▸ Exercise details
The entries below contain pictures. Retype everything except those pictures, exactly as given.

........

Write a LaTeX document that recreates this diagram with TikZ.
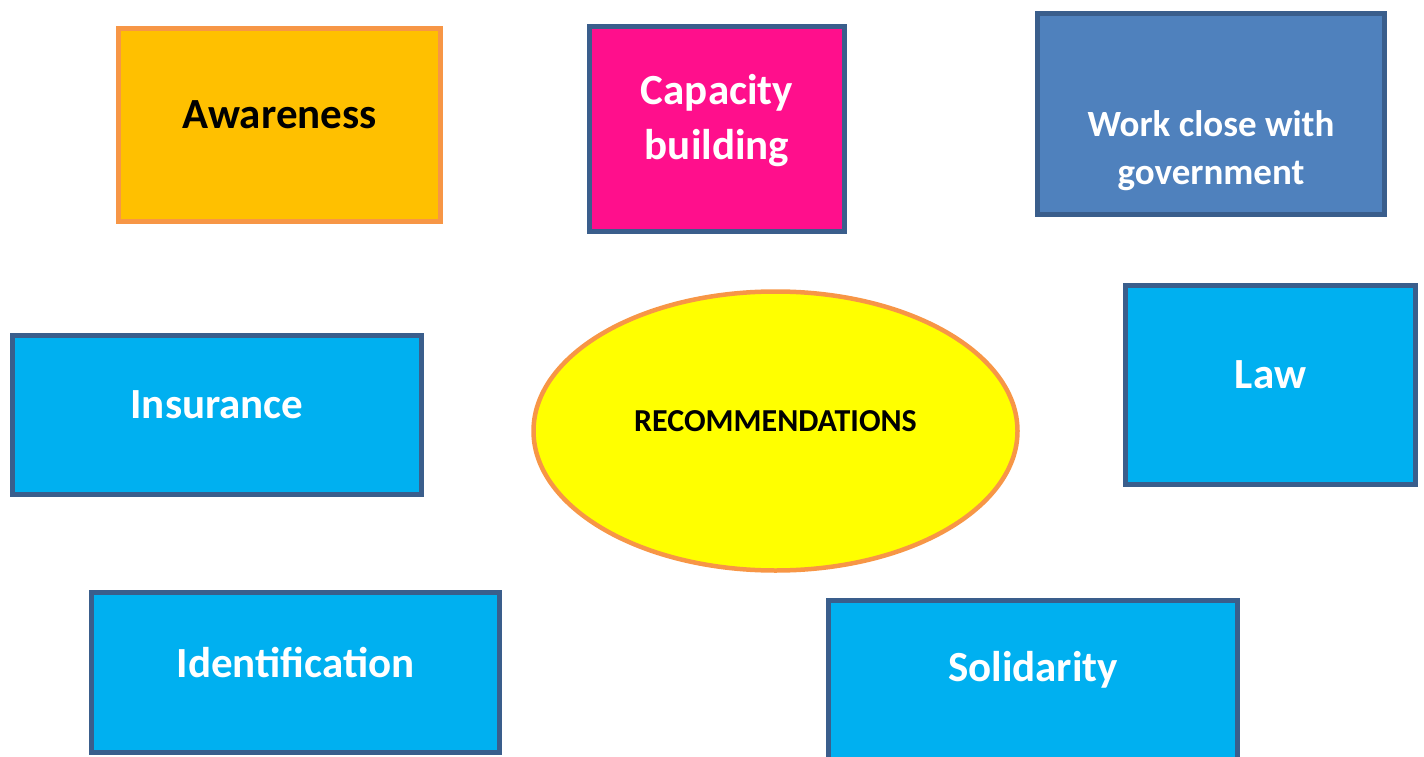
\documentclass[tikz,border=0pt]{standalone}
\usepackage{fontspec}
\setmainfont{Carlito}
\usetikzlibrary{shapes.geometric}
\definecolor{amber}{HTML}{FFC000}
\definecolor{peach}{HTML}{F79646}
\definecolor{hotpink}{HTML}{FF0F8C}
\definecolor{steelblue}{HTML}{4F81BD}
\definecolor{darkslate}{HTML}{3A5E8C}
\definecolor{skyblue}{HTML}{00B0F0}
\definecolor{lemon}{HTML}{FFFF00}

\tikzset{
	box/.style={rectangle,draw=darkslate,line width=4.5pt,fill=skyblue,inner sep=0pt},
	lbl/.style={text=white,font=\bfseries\fontsize{43}{55}\selectfont,align=center},
}

\begin{document}
\begin{tikzpicture}[x=1pt,y=-1pt]
		\useasboundingbox (0,0) rectangle (1424,757);
		
		%\fill[white] (0,0) rectangle (1424,757);
		
		\node[box,draw=peach,fill=amber,minimum width=322pt,minimum height=193pt,
			label={[lbl,text=black,yshift=10pt]center:Awareness}] (aware) at (279.5,125) {};
		
		\node[box,fill=hotpink,minimum width=255pt,minimum height=205pt,
			label={[lbl,yshift=8pt]center:Capacity\\building}] (capacity) at (717,129) {};
		
		\node[box,fill=steelblue,minimum width=347pt,minimum height=201pt,
			label={[lbl,font=\bfseries\fontsize{37}{48}\selectfont,yshift=-37pt]center:Work close with\\government}] (govt) at (1211,114) {};
		
		\node[box,minimum width=290pt,minimum height=199pt,
			label={[lbl,yshift=10pt]center:Law}] (law) at (1270.5,385) {};
		
		\node[box,minimum width=409pt,minimum height=159pt,
			label={[lbl,yshift=10pt]center:Insurance}] (insurance) at (217,415) {};
		
		\node[box,minimum width=408pt,minimum height=160pt,
			label={[lbl,yshift=10pt]center:Identification}] (ident) at (295.5,672.5) {};
		
		\node[box,minimum width=409pt,minimum height=159pt,
			label={[lbl,yshift=10pt]center:Solidarity}] (solid) at (1033,680) {};
		
		\node[ellipse,draw=peach,line width=4.5pt,fill=lemon,minimum width=484pt,minimum height=279pt,inner sep=0pt,
			label={[font=\bfseries\fontsize{32}{38}\selectfont,yshift=10pt]center:RECOMMENDATIONS}] (rec) at (775.5,431) {};
		
\end{tikzpicture}
\end{document}
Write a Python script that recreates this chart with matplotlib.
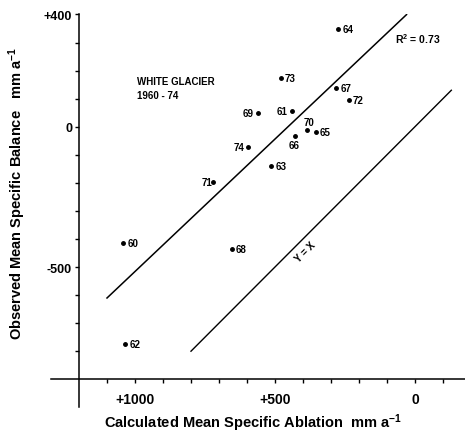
import matplotlib
matplotlib.use('Agg')
import matplotlib.pyplot as plt
import numpy as np

plt.rcParams['font.family'] = ['Liberation Sans', 'DejaVu Sans']
plt.rcParams['font.weight'] = 'bold'
plt.rcParams['mathtext.fontset'] = 'custom'
plt.rcParams['mathtext.bf'] = 'Liberation Sans:bold'
plt.rcParams['mathtext.rm'] = 'Liberation Sans:bold'
plt.rcParams['mathtext.default'] = 'bf'

# White Glacier 1960-74, calculated ablation (x) vs observed balance (y), mm/a
years = ['60', '61', '62', '63', '64', '65', '66', '67', '68', '69', '70', '71', '72', '73', '74']
ablation = [1042, 439, 1035, 514, 274, 355, 430, 281, 654, 560, 385, 720, 237, 479, 595]
balance = [-416, 57, -774, -139, 348, -20, -34, 137, -436, 48, -12, -198, 96, 174, -71]
label_side = ['r', 'l', 'r', 'r', 'r', 'r', 'b', 'r', 'r', 'l', 't', 'l', 'r', 'r', 'l']

# regression line endpoints (x range) and coefficients
reg_x = [1100, 30]
reg_a, reg_b = 428, -0.944
# 1:1 line (balance = -ablation)
one_x = [800, -130]

fig = plt.figure(figsize=(4.65, 4.39), dpi=100)
ax = fig.add_axes([0.1097, 0.0699, 0.8898, 0.8948])
ax.set_xlim(1300, -178)
ax.set_ylim(-1000, 400)

for s in ['top', 'right']:
    ax.spines[s].set_visible(False)
ax.spines['left'].set_position(('data', 1200))
ax.spines['bottom'].set_position(('data', -900))
ax.spines['left'].set_linewidth(1.1)
ax.spines['bottom'].set_linewidth(1.1)

ax.set_xticks([1000, 500, 0])
ax.set_xticklabels(['+1000', '+500', '0'], fontsize=10, fontweight='bold')
ax.set_xticks([1100, 900, 800, 700, 600, 400, 300, 200, 100, -100], minor=True)
ax.set_yticks([400, 0, -500])
ax.set_yticklabels(['+400', '0', '-500'], fontsize=9, fontweight='bold')
ax.set_yticks([300, 200, 100, -100, -200, -300, -400, -600, -700, -800], minor=True)
ax.tick_params(which='both', direction='out', length=3, width=1)
ax.tick_params(axis='x', which='major', pad=6)
ax.tick_params(axis='y', which='major', pad=2)

# data points
ax.plot(ablation, balance, 'o', color='black', markersize=2.5, linestyle='none')
offsets = {'r': (3, 0, 'left', 'center'), 'l': (-3, 0, 'right', 'center'),
           't': (1, 6, 'center', 'center'), 'b': (0, -6, 'center', 'center')}
for yr, xv, yv, side in zip(years, ablation, balance, label_side):
    dx, dy, ha, va = offsets[side]
    if yr == '71':
        dx = -1
    ax.annotate(yr, (xv, yv), xytext=(dx, dy), textcoords='offset points',
                ha=ha, va=va, fontsize=7, fontweight='bold')

# regression line
rx = np.array(reg_x)
ax.plot(rx, reg_a + reg_b * rx, color='black', linewidth=1.1)
# y = x line
ox = np.array(one_x)
ax.plot(ox, -ox, color='black', linewidth=1.0)

ax.text(393, -446, 'Y = X', rotation=45, fontsize=7, fontweight='bold',
        ha='center', va='center')
ax.text(71, 316, 'R$^2$ = 0.73', fontsize=7.5, fontweight='bold', ha='left', va='center')
ax.text(993, 180, 'WHITE GLACIER\n1960 - 74', fontsize=7, fontweight='bold',
        ha='left', va='top', linespacing=1.5)

fig.text(0.544, 0.035, 'Calculated Mean Specific Ablation  mm a$^{-1}$',
         fontsize=10.5, fontweight='bold', ha='center', va='center')
fig.text(0.037, 0.56, 'Observed Mean Specific Balance   mm a$^{-1}$',
         fontsize=10.5, fontweight='bold', ha='center', va='center', rotation=90)

fig.savefig('out.png', dpi=100)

........

▸ Expected answer
Write a LaTeX document that recreates this diagram with TikZ.
\documentclass[tikz,border=0pt]{standalone}
\usepackage{fontspec}
\setmainfont{Carlito}
\usetikzlibrary{shapes.geometric}
\definecolor{amber}{HTML}{FFC000}
\definecolor{peach}{HTML}{F79646}
\definecolor{hotpink}{HTML}{FF0F8C}
\definecolor{steelblue}{HTML}{4F81BD}
\definecolor{darkslate}{HTML}{3A5E8C}
\definecolor{skyblue}{HTML}{00B0F0}
\definecolor{lemon}{HTML}{FFFF00}

\tikzset{
	box/.style={rectangle,draw=darkslate,line width=4.5pt,fill=skyblue,inner sep=0pt},
	lbl/.style={text=white,font=\bfseries\fontsize{43}{55}\selectfont,align=center},
}

\begin{document}
\begin{tikzpicture}[x=1pt,y=-1pt]
		\useasboundingbox (0,0) rectangle (1424,757);
		
		%\fill[white] (0,0) rectangle (1424,757);
		
		\node[box,draw=peach,fill=amber,minimum width=322pt,minimum height=193pt,
			label={[lbl,text=black,yshift=10pt]center:Awareness}] (aware) at (279.5,125) {};
		
		\node[box,fill=hotpink,minimum width=255pt,minimum height=205pt,
			label={[lbl,yshift=8pt]center:Capacity\\building}] (capacity) at (717,129) {};
		
		\node[box,fill=steelblue,minimum width=347pt,minimum height=201pt,
			label={[lbl,font=\bfseries\fontsize{37}{48}\selectfont,yshift=-37pt]center:Work close with\\government}] (govt) at (1211,114) {};
		
		\node[box,minimum width=290pt,minimum height=199pt,
			label={[lbl,yshift=10pt]center:Law}] (law) at (1270.5,385) {};
		
		\node[box,minimum width=409pt,minimum height=159pt,
			label={[lbl,yshift=10pt]center:Insurance}] (insurance) at (217,415) {};
		
		\node[box,minimum width=408pt,minimum height=160pt,
			label={[lbl,yshift=10pt]center:Identification}] (ident) at (295.5,672.5) {};
		
		\node[box,minimum width=409pt,minimum height=159pt,
			label={[lbl,yshift=10pt]center:Solidarity}] (solid) at (1033,680) {};
		
		\node[ellipse,draw=peach,line width=4.5pt,fill=lemon,minimum width=484pt,minimum height=279pt,inner sep=0pt,
			label={[font=\bfseries\fontsize{32}{38}\selectfont,yshift=10pt]center:RECOMMENDATIONS}] (rec) at (775.5,431) {};
		
\end{tikzpicture}
\end{document}
Write a Python script that recreates this chart with matplotlib.
import matplotlib
matplotlib.use('Agg')
import matplotlib.pyplot as plt
import numpy as np

plt.rcParams['font.family'] = ['Liberation Sans', 'DejaVu Sans']
plt.rcParams['font.weight'] = 'bold'
plt.rcParams['mathtext.fontset'] = 'custom'
plt.rcParams['mathtext.bf'] = 'Liberation Sans:bold'
plt.rcParams['mathtext.rm'] = 'Liberation Sans:bold'
plt.rcParams['mathtext.default'] = 'bf'

# White Glacier 1960-74, calculated ablation (x) vs observed balance (y), mm/a
years = ['60', '61', '62', '63', '64', '65', '66', '67', '68', '69', '70', '71', '72', '73', '74']
ablation = [1042, 439, 1035, 514, 274, 355, 430, 281, 654, 560, 385, 720, 237, 479, 595]
balance = [-416, 57, -774, -139, 348, -20, -34, 137, -436, 48, -12, -198, 96, 174, -71]
label_side = ['r', 'l', 'r', 'r', 'r', 'r', 'b', 'r', 'r', 'l', 't', 'l', 'r', 'r', 'l']

# regression line endpoints (x range) and coefficients
reg_x = [1100, 30]
reg_a, reg_b = 428, -0.944
# 1:1 line (balance = -ablation)
one_x = [800, -130]

fig = plt.figure(figsize=(4.65, 4.39), dpi=100)
ax = fig.add_axes([0.1097, 0.0699, 0.8898, 0.8948])
ax.set_xlim(1300, -178)
ax.set_ylim(-1000, 400)

for s in ['top', 'right']:
    ax.spines[s].set_visible(False)
ax.spines['left'].set_position(('data', 1200))
ax.spines['bottom'].set_position(('data', -900))
ax.spines['left'].set_linewidth(1.1)
ax.spines['bottom'].set_linewidth(1.1)

ax.set_xticks([1000, 500, 0])
ax.set_xticklabels(['+1000', '+500', '0'], fontsize=10, fontweight='bold')
ax.set_xticks([1100, 900, 800, 700, 600, 400, 300, 200, 100, -100], minor=True)
ax.set_yticks([400, 0, -500])
ax.set_yticklabels(['+400', '0', '-500'], fontsize=9, fontweight='bold')
ax.set_yticks([300, 200, 100, -100, -200, -300, -400, -600, -700, -800], minor=True)
ax.tick_params(which='both', direction='out', length=3, width=1)
ax.tick_params(axis='x', which='major', pad=6)
ax.tick_params(axis='y', which='major', pad=2)

# data points
ax.plot(ablation, balance, 'o', color='black', markersize=2.5, linestyle='none')
offsets = {'r': (3, 0, 'left', 'center'), 'l': (-3, 0, 'right', 'center'),
           't': (1, 6, 'center', 'center'), 'b': (0, -6, 'center', 'center')}
for yr, xv, yv, side in zip(years, ablation, balance, label_side):
    dx, dy, ha, va = offsets[side]
    if yr == '71':
        dx = -1
    ax.annotate(yr, (xv, yv), xytext=(dx, dy), textcoords='offset points',
                ha=ha, va=va, fontsize=7, fontweight='bold')

# regression line
rx = np.array(reg_x)
ax.plot(rx, reg_a + reg_b * rx, color='black', linewidth=1.1)
# y = x line
ox = np.array(one_x)
ax.plot(ox, -ox, color='black', linewidth=1.0)

ax.text(393, -446, 'Y = X', rotation=45, fontsize=7, fontweight='bold',
        ha='center', va='center')
ax.text(71, 316, 'R$^2$ = 0.73', fontsize=7.5, fontweight='bold', ha='left', va='center')
ax.text(993, 180, 'WHITE GLACIER\n1960 - 74', fontsize=7, fontweight='bold',
        ha='left', va='top', linespacing=1.5)

fig.text(0.544, 0.035, 'Calculated Mean Specific Ablation  mm a$^{-1}$',
         fontsize=10.5, fontweight='bold', ha='center', va='center')
fig.text(0.037, 0.56, 'Observed Mean Specific Balance   mm a$^{-1}$',
         fontsize=10.5, fontweight='bold', ha='center', va='center', rotation=90)

fig.savefig('out.png', dpi=100)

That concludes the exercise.